Multi-GPU for Local AI in 2026: NVLink vs PCIe and When a Second Card Actually Helps

DEV Community

Here is the full consumer NVLink support table:

GPU	Architecture	NVLink support	Bandwidth
RTX 2080 Ti	Turing	Yes (NVLink 2.0)	100 GB/s
RTX 3090	Ampere	Yes (NVLink 3.0)	112.5 GB/s
RTX 3090 Ti	Ampere	No	—
RTX 4070 Ti / 4080 / 4090	Ada Lovelace	No	—
RTX 5060 Ti / 5070 / 5080 / 5090	Blackwell	No	—
RTX PRO 6000 Blackwell	Blackwell (workstation)	Yes (NVLink 5.0)	1,800 GB/s

The RTX 3090 Ti, announced the same generation, did not include the NVLink connector — making the base RTX 3090 the last consumer card with it. The RTX 4090 dropped NVLink entirely; NVIDIA stated it used the freed space for additional AI processing circuitry. The RTX 5090 and the rest of the 50-series continue that pattern.
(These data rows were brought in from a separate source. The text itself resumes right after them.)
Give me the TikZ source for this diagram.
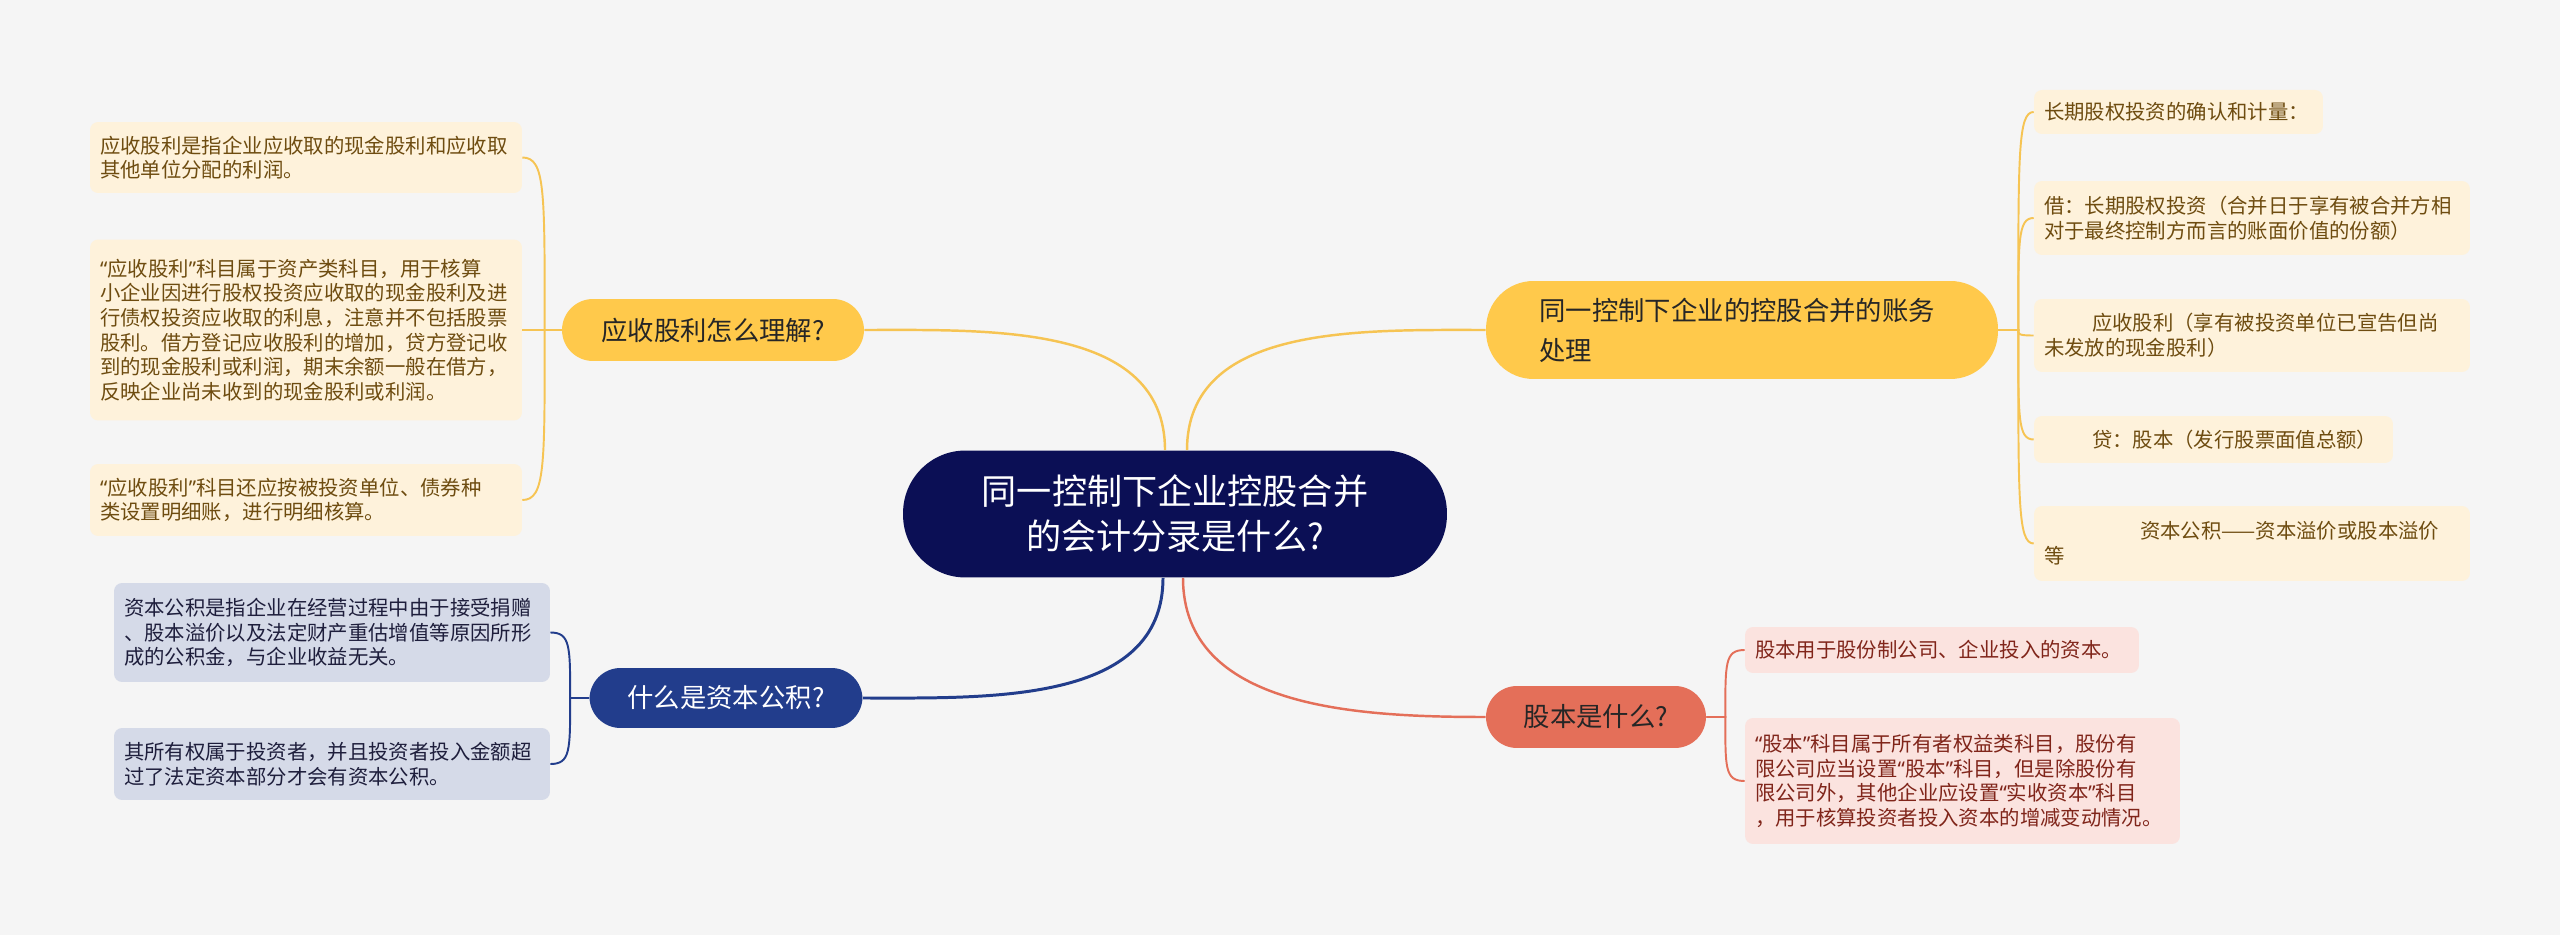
\documentclass[tikz,border=0pt]{standalone}
\usepackage{fontspec}
\setmainfont{Noto Sans CJK SC}
\newfontfamily\latinq{Noto Sans}
\newcommand{\kopen}{{\latinq “}}
\newcommand{\kclose}{{\latinq ”}}
\usepackage{xcolor}
\usepackage{tikz}
\definecolor{kbg}{HTML}{F5F5F5}
\definecolor{knavy}{HTML}{0B0F55}
\definecolor{kgold}{HTML}{FFC94B}
\definecolor{kgoldline}{HTML}{F6C453}
\definecolor{kcream}{HTML}{FEF2DB}
\definecolor{kbrown}{HTML}{6E4C10}
\definecolor{kblue}{HTML}{223D8C}
\definecolor{kmist}{HTML}{D5DAE8}
\definecolor{kink}{HTML}{1E1E3C}
\definecolor{kcoral}{HTML}{E46F59}
\definecolor{kpink}{HTML}{FBE3DF}
\definecolor{kred}{HTML}{80251A}
\tikzset{
  kroot/.style={fill=knavy, text=white, rounded corners=1.25cm, align=center,
                font=\fontsize{20}{25.6}\selectfont, minimum width=10.88cm, minimum height=2.54cm},
  ktopic/.style={rounded corners=0.62cm, align=center, minimum height=1.24cm,
                 font=\fontsize{15}{22.8}\selectfont},
  kleaf/.style={rounded corners=0.16cm, align=left, inner xsep=0.2cm, inner ysep=0pt,
                font=\fontsize{11.6}{14}\selectfont},
  kyleaf/.style={kleaf, fill=kcream, text=kbrown},
  kbleaf/.style={kleaf, fill=kmist, text=kink},
  kpleaf/.style={kleaf, fill=kpink, text=kred},
  kline/.style={line width=1.4pt},
  ksub/.style={line width=1.1pt},
}

\begin{document}
\begin{tikzpicture}[x=0.02cm,y=-0.02cm]

  \useasboundingbox (0,0) rectangle (2560,935);
  \fill[kbg] (0,0) rectangle (2560,935);

  % 中心
  \node[kroot] (root) at (1175,514) {同一控制下企业控股合并\\的会计分录是什么?};

  % 分支
  \node[ktopic, fill=kgold, text=black!85, minimum width=6.04cm] (recv) at (713,330) {应收股利怎么理解?};
  \node[ktopic, fill=kblue, text=white, minimum width=5.46cm, minimum height=1.2cm] (surplus) at (726,698) {什么是资本公积?};
  \node[ktopic, fill=kgold, text=black!85, minimum width=10.24cm, minimum height=1.96cm,
        rounded corners=0.95cm, text width=8.1cm, align=left] (merge) at (1742,330)
       {同一控制下企业的控股合并的账务\\处理};
  \node[ktopic, fill=kcoral, text=black!85, minimum width=4.4cm] (stock) at (1596,717) {股本是什么?};

  % 应收股利
  \node[kyleaf, text width=8.24cm, minimum height=1.42cm] (recvA) at (306,157.5)
       {应收股利是指企业应收取的现金股利和应收取\\其他单位分配的利润。};
  \node[kyleaf, text width=8.24cm, minimum height=3.62cm] (recvB) at (306,330)
       {\kopen 应收股利\kclose 科目属于资产类科目，用于核算\\小企业因进行股权投资应收取的现金股利及进\\行债权投资应收取的利息，注意并不包括股票\\股利。借方登记应收股利的增加，贷方登记收\\到的现金股利或利润，期末余额一般在借方，\\反映企业尚未收到的现金股利或利润。};
  \node[kyleaf, text width=8.24cm, minimum height=1.44cm] (recvC) at (306,500)
       {\kopen 应收股利\kclose 科目还应按被投资单位、债券种\\类设置明细账，进行明细核算。};

  % 资本公积
  \node[kbleaf, text width=8.32cm, minimum height=1.98cm] (surplusA) at (332,632.5)
       {资本公积是指企业在经营过程中由于接受捐赠\\、股本溢价以及法定财产重估增值等原因所形\\成的公积金，与企业收益无关。};
  \node[kbleaf, text width=8.32cm, minimum height=1.44cm] (surplusB) at (332,764)
       {其所有权属于投资者，并且投资者投入金额超\\过了法定资本部分才会有资本公积。};

  % 账务处理
  \node[kyleaf, text width=5.38cm, minimum height=0.88cm] (mergeA) at (2178.5,112)
       {长期股权投资的确认和计量：};
  \node[kyleaf, text width=8.32cm, minimum height=1.48cm] (mergeB) at (2252,218)
       {借：长期股权投资（合并日于享有被合并方相\\对于最终控制方而言的账面价值的份额）};
  \node[kyleaf, text width=8.32cm, minimum height=1.46cm] (mergeC) at (2252,335.5)
       {\hspace*{0.96cm}应收股利（享有被投资单位已宣告但尚\\未发放的现金股利）};
  \node[kyleaf, text width=6.78cm, minimum height=0.94cm] (mergeD) at (2213.5,439.5)
       {\hspace*{0.96cm}贷：股本（发行股票面值总额）};
  \node[kyleaf, text width=8.32cm, minimum height=1.5cm] (mergeE) at (2252,543.5)
       {\hspace*{1.92cm}资本公积——资本溢价或股本溢价\\等};

  % 股本
  \node[kpleaf, text width=7.48cm, minimum height=0.92cm] (stockA) at (1942,650)
       {股本用于股份制公司、企业投入的资本。};
  \node[kpleaf, text width=8.3cm, minimum height=2.52cm] (stockB) at (1962.5,781)
       {\kopen 股本\kclose 科目属于所有者权益类科目，股份有\\限公司应当设置\kopen 股本\kclose 科目，但是除股份有\\限公司外，其他企业应设置\kopen 实收资本\kclose 科目\\，用于核算投资者投入资本的增减变动情况。};

  % 主干连线
  \draw[kline, kgoldline] ([xshift=-0.2cm]root.north) to[out=90, in=0] (recv.east);
  \draw[kline, kgoldline] ([xshift=0.24cm]root.north) to[out=90, in=180] (merge.west);
  \draw[kline, kblue, line width=1.7pt] ([xshift=-0.24cm]root.south) to[out=-90, in=0] (surplus.east);
  \draw[kline, kcoral] ([xshift=0.16cm]root.south) to[out=-90, in=180] (stock.west);

  % 子节点连线
  \draw[ksub, kgoldline] (recv.west) -- ++(-17,0) .. controls +(0,-140) and +(23,0) .. (recvA.east);
  \draw[ksub, kgoldline] (recv.west) -- ++(-17,0) -- (recvB.east);
  \draw[ksub, kgoldline] (recv.west) -- ++(-17,0) .. controls +(0,136) and +(23,0) .. (recvC.east);

  \draw[ksub, kblue] (surplus.west) -- ++(-19,0) .. controls +(0,-52) and +(20,0) .. (surplusA.east);
  \draw[ksub, kblue] (surplus.west) -- ++(-19,0) .. controls +(0,53) and +(20,0) .. (surplusB.east);

  \draw[ksub, kgoldline] (merge.east) -- ++(20,0) .. controls +(0,-175) and +(-16,0) .. (mergeA.west);
  \draw[ksub, kgoldline] (merge.east) -- ++(20,0) .. controls +(0,-90) and +(-16,0) .. (mergeB.west);
  \draw[ksub, kgoldline] (merge.east) -- ++(20,0) .. controls +(0,4) and +(-16,0) .. (mergeC.west);
  \draw[ksub, kgoldline] (merge.east) -- ++(20,0) .. controls +(0,88) and +(-16,0) .. (mergeD.west);
  \draw[ksub, kgoldline] (merge.east) -- ++(20,0) .. controls +(0,171) and +(-16,0) .. (mergeE.west);

  \draw[ksub, kcoral] (stock.east) -- ++(19,0) .. controls +(0,-54) and +(-20,0) .. (stockA.west);
  \draw[ksub, kcoral] (stock.east) -- ++(19,0) .. controls +(0,51) and +(-20,0) .. (stockB.west);

\end{tikzpicture}
\end{document}
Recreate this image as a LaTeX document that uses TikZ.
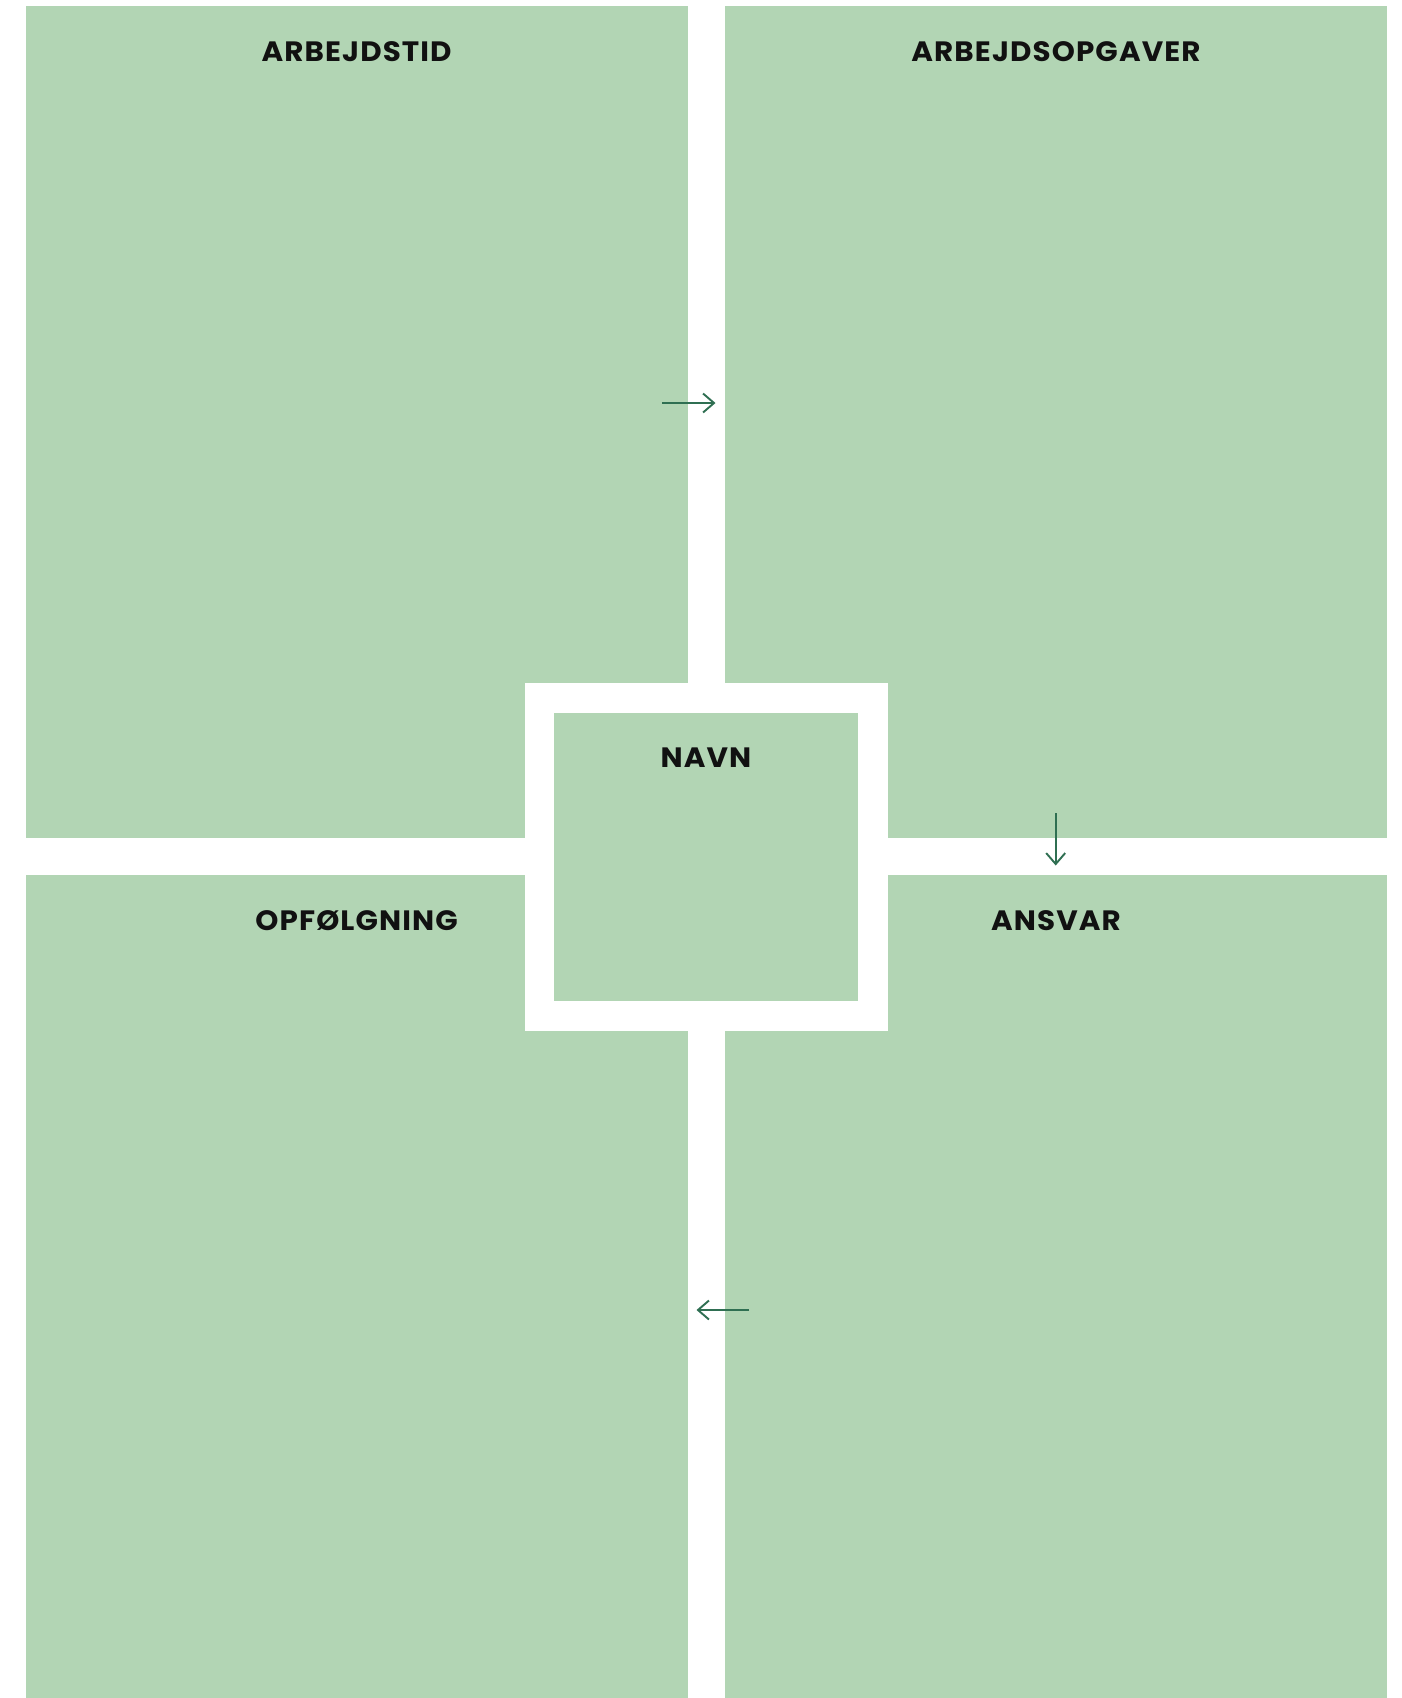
\documentclass[tikz,border=0pt]{standalone}
\usepackage{fontspec}
\setmainfont{Poppins}
\newfontfamily\titlefont{Poppins}[FakeStretch=1.05,LetterSpace=4]
\usetikzlibrary{arrows.meta}
\definecolor{panel}{HTML}{B2D5B4}
\definecolor{arrowc}{HTML}{2F6F52}
\definecolor{titlec}{HTML}{111111}
\tikzset{
  panelfill/.style={fill=panel},
  title/.style={text=titlec, font=\titlefont\fontsize{28}{30}\selectfont\bfseries, inner sep=0pt, anchor=center},
  flowarrow/.style={draw=arrowc, line width=1.9pt, -{Straight Barb[length=11pt,width=19pt,line width=1.9pt]}}
}
\begin{document}
\begin{tikzpicture}[x=1pt,y=-1pt]
\useasboundingbox (0,0) rectangle (1401,1698);
\fill[white] (0,0) rectangle (1401,1698);
% panels
\fill[panelfill] (25.5,6) rectangle (687.7,837.7);
\fill[panelfill] (725,6) rectangle (1387,837.7);
\fill[panelfill] (25.5,875) rectangle (687.7,1698);
\fill[panelfill] (725,875) rectangle (1387,1698);
% centre frame
\fill[white] (524.7,683) rectangle (887.7,1030.7);
\fill[panelfill] (554.3,712.7) rectangle (857.7,1000.7);
% titles
\node[title] (t1) at (356.6,52) {ARBEJDSTID};
\node[title] (t2) at (1056,52) {ARBEJDSOPGAVER};
\node[title] (t3) at (356.6,921) {OPFØLGNING};
\node[title] (t4) at (1056,921) {ANSVAR};
\node[title] (t5) at (706,758) {NAVN};
% arrows
\coordinate (a1s) at (662,403);
\coordinate (a1e) at (715.5,403);
\coordinate (a2s) at (1055.7,813);
\coordinate (a2e) at (1055.7,865.5);
\coordinate (a3s) at (749,1310);
\coordinate (a3e) at (696.5,1310);
\draw[flowarrow] (a1s) -- (a1e);
\draw[flowarrow] (a2s) -- (a2e);
\draw[flowarrow] (a3s) -- (a3e);
\end{tikzpicture}
\end{document}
What this means practically: if you want NVLink in a home lab, your only realistic option is a pair of used RTX 3090s with an NVLink bridge. Everything else is PCIe.

The bandwidth reality

To understand what this costs in performance, the numbers:

Interconnect	Bandwidth (bidirectional)	Typical home-lab hardware
PCIe 4.0 x16	64 GB/s	Most AMD and Intel desktop platforms
PCIe 5.0 x16	128 GB/s	Z790, X670E, AM5 with Gen 5 slot
NVLink 3.0 (RTX 3090 pair)	112.5 GB/s	RTX 3090 + NVLink bridge
NVLink 3.0 (A100 pair)	600 GB/s	Data center, out of home-lab budget
NVLink 4.0 (H100 pair)	900 GB/s	Data center

One important detail for dual-GPU desktop builds: when you install two cards in a typical consumer motherboard, each card gets x8 PCIe lanes rather than x16, because the CPU's PCIe lanes are split between slots. On PCIe 4.0, x8 = 32 GB/s bidirectional. On PCIe 5.0, x8 = 64 GB/s bidirectional.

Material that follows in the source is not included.